What I don't get is the weird compromise of being so far out from the city you have to drive everywhere, but not so far that you're actually close to nature, and still surrounded by dozens and dozens of houses within spitting distance of your front door.
Add to this the ability to step outside into a wide open environment with a view of a distant horizon. A liberated mind.
Completely agree with this point, but it also completely separated from the size of your house. You can have a huge house and not be able to see the horizon because you're surrounded by equally huge houses in all directions. Or you can have 500 sq ft cabin on the edge of a lake that is the only building in a 3 mile radius.
But compaction is a preference for some.
Someone can correct me if I am wrong, but my experience is that Americans view property as "personal sovereignty" to a much greater degree than people in other parts of the world, who view it more as an investment or generational asset. In the US, it comes with the implication of freedom to do your own thing without state interference. (In some parts of the US, this is de facto literal.)
That said, I prefer to live in a relatively small place in the middle of a real city. I don't know how to fill a large house in a way that can be rationalized, though I have owned such houses.
Those looking to unload their McMansions in the coming years should be forewarned they may not be demand for them: they're often located far from jobs, offer too much space versus the shrinking family size, and demand enormous upkeep. To an extent, remote work might make the first factor more palatable, but the latter two remain problematic.
I'd agree with the long commute. I'd move closer to work, but I can all but guarantee in a few years I'd find a new job - and I'm not going to move every time I find a new job.
As far as big houses...land is cheap where I'm at (Atlanta suburbs)...so why not? Ranch style homes are expensive by the square foot. It's easy for a developer to add a 2nd story and double your square footage without charging much more for the house. Around here you can dig deeper and get yourself an unfinished daylight basement for ~$40k more. So you can go from essentially a 1 story style ranch home, triple your square footage (basement, main + 2nd floor) for not even double the price for a 1 story home.
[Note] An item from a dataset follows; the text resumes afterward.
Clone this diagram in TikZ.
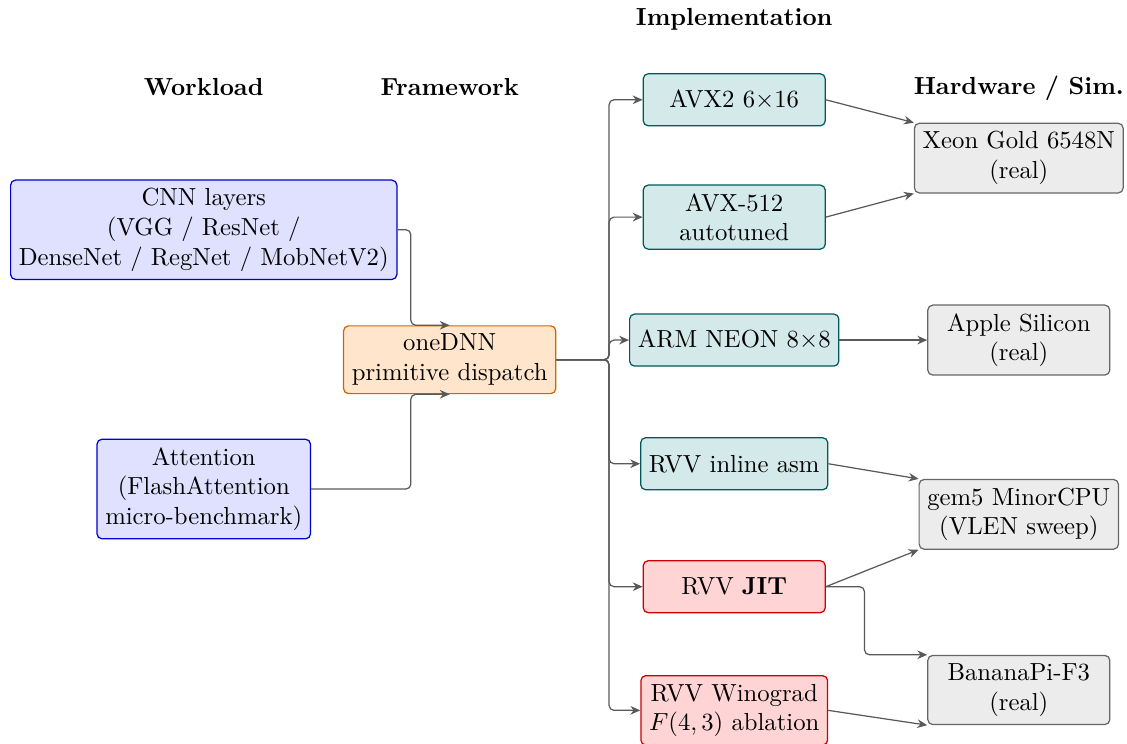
\documentclass[tikz,border=0pt]{standalone}
\usepackage{amsmath}
\usetikzlibrary{positioning, arrows.meta, calc}

\tikzset{
    box/.style={draw, rounded corners=2pt, align=center, minimum width=2.59cm, minimum height=0.74cm, line width=0.5pt},
    workload/.style={box, fill=blue!12, draw=blue!80!black},
    framework/.style={box, fill=orange!20, draw=orange!80!black},
    impl/.style={box, fill=teal!17, draw=teal!70!black},
    rvvimpl/.style={box, fill=red!17, draw=red!80!black},
    hw/.style={box, fill=gray!15, draw=black!60},
    heading/.style={font=\bfseries},
    conn/.style={draw=black!65, line width=0.5pt, rounded corners=2pt, -{Stealth[length=4pt, width=3.5pt]}}
}

\begin{document}
\begin{tikzpicture}[on grid, node distance=1.75cm]
    \useasboundingbox (0,0) rectangle (16.04,-10.58);

    % framework and workloads
    \node[framework] (dnn) at (6.40,-5.12) {oneDNN\\primitive dispatch};
    \node[workload, above left=1.85cm and 3.50cm of dnn] (cnn) {CNN layers\\(VGG / ResNet /\\DenseNet / RegNet / MobNetV2)};
    \node[workload, below left=1.84cm and 3.50cm of dnn] (attn) {Attention\\(FlashAttention\\micro-benchmark)};

    % implementations
    \node[impl, above right=0.28cm and 4.05cm of dnn] (neon) {ARM NEON $8{\times}8$};
    \node[impl, above=of neon] (avx512) {AVX-512\\autotuned};
    \node[impl, above=1.67cm of avx512] (avx2) {AVX2 $6{\times}16$};
    \node[impl, below=1.76cm of neon] (rvvasm) {RVV inline asm};
    \node[rvvimpl, below=of rvvasm] (jit) {RVV \textbf{JIT}};
    \node[rvvimpl, below=1.76cm of jit] (wino) {RVV Winograd\\$F(4,3)$ ablation};

    % hardware
    \node[hw, right=4.05cm of neon] (apple) {Apple Silicon\\(real)};
    \node[hw, above=2.59cm of apple] (xeon) {Xeon Gold 6548N\\(real)};
    \node[hw, below=2.48cm of apple] (gem5) {gem5 MinorCPU\\(VLEN sweep)};
    \node[hw, below=4.98cm of apple] (banana) {BananaPi-F3\\(real)};

    % headings
    \node[heading, above=2.03cm of cnn] (hworkload) {Workload};
    \node[heading, above=3.88cm of dnn] (hframework) {Framework};
    \node[heading, above=1.14cm of avx2] (himpl) {Implementation};
    \node[heading, above=1.00cm of xeon] (hhw) {Hardware / Sim.};

    % workloads into oneDNN
    \coordinate (merge) at ($(cnn.east)+(0.19,0)$);
    \draw[conn] (cnn.east) -- (merge) |- (dnn.north);
    \draw[conn] (attn.east) -- (attn.east -| merge) |- (dnn.south);

    % oneDNN fans out
    \coordinate (split) at ($(dnn.east)+(0.75,0)$);
    \foreach \n in {avx2, avx512, neon, rvvasm, jit, wino}
        \draw[conn] (dnn.east) -- (split) |- (\n.west);

    % implementations onto hardware
    \draw[conn] (avx2.east) -- (xeon.north west);
    \draw[conn] (avx512.east) -- (xeon.south west);
    \draw[conn] (neon.east) -- (apple.west);
    \draw[conn] (rvvasm.east) -- (gem5.north west);
    \draw[conn] (jit.east) -- (gem5.south west);
    \draw[conn] (jit.east) -- ++(0.55,0) |- (banana.north west);
    \draw[conn] (wino.east) -- (banana.south west);
\end{tikzpicture}
\end{document}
Just to give some numbers for my neighborhood w/ the Zillow Estimated price. Neighborhood is 4 years old
My neighbor's 1 story ranch: 2400 square feet $322k,
My 2 story house: 3400 square feet, $404k
House w/ Finished Basement: 4310 Square feet, $513k
My house and the house w/ basement have a 2 story foyers and living room. So basically, we have so much space that the 2nd floor doesn't need to be fully utilized because we like to stare into 30 feet high ceilings.
And of course with the advent of things like power tools and supply chains that can cheaply delivery (relatively) uniform building materials, the actual process of physically constructing the house is easier than ever.
So, if you're in the business of building homes, one of the most cost effective ways to make the house seem more luxurious is simply to make it bigger.
Also, big houses are not strictly a suburban phenomenon. If you've ever been to a gentrified urban neighborhood it's not that uncommon to see a block where they've torn down almost every 900 sq ft bungalow and replaced it with a 3500 sq ft 3 story box.
We were talking about woodworking. I know my friend had just bought a new table saw, I was wondering how things were going.
My friend complained that it took him a long time to setup his saw every time he wanted to use it. It was contained in a small room with several other tools, he had to pick which one to plug in and put in the 'free space'.
I explained I kept my table saw in it's own place, set up in the extra garage. He was stunned that there could be such an extravagance.
I'm sure everybody would have a bigger house (and garage) if the situation allowed it. It's nice. It's only human nature to like such a thing.
I think Americans generally like everything bigger for some reason. When I came to the US from Germany I noticed that everything was much bigger here. Kitchen stoves, fridges, office chairs, food portion sizes, TV sets, beds, candy bars, cars and so on. Not efficient, just big.
I knew a lot of well off people in Germany whose houses were much smaller than what Americans of the same status would be living in.
Not sure why that is but it seems cultural to prefer big things. Maybe it got started in the 50s when American cars were huge just for the sake of it.
Hey, if you speak of standalone houses, that's probably the minimum size here! If you want to go for a smaller size, you'd probably get a flat, or possibly a semi-detached house.
And, personally, I think that a comfortable living with some private space for everyone is hard to achieve in less than 120 square meters for, let's say, a 4-people household. Too much noise, too much clutter.
My dad worked as a lineman for Ma Bell, and could afford to build it with no mortgage. You can’t do that today.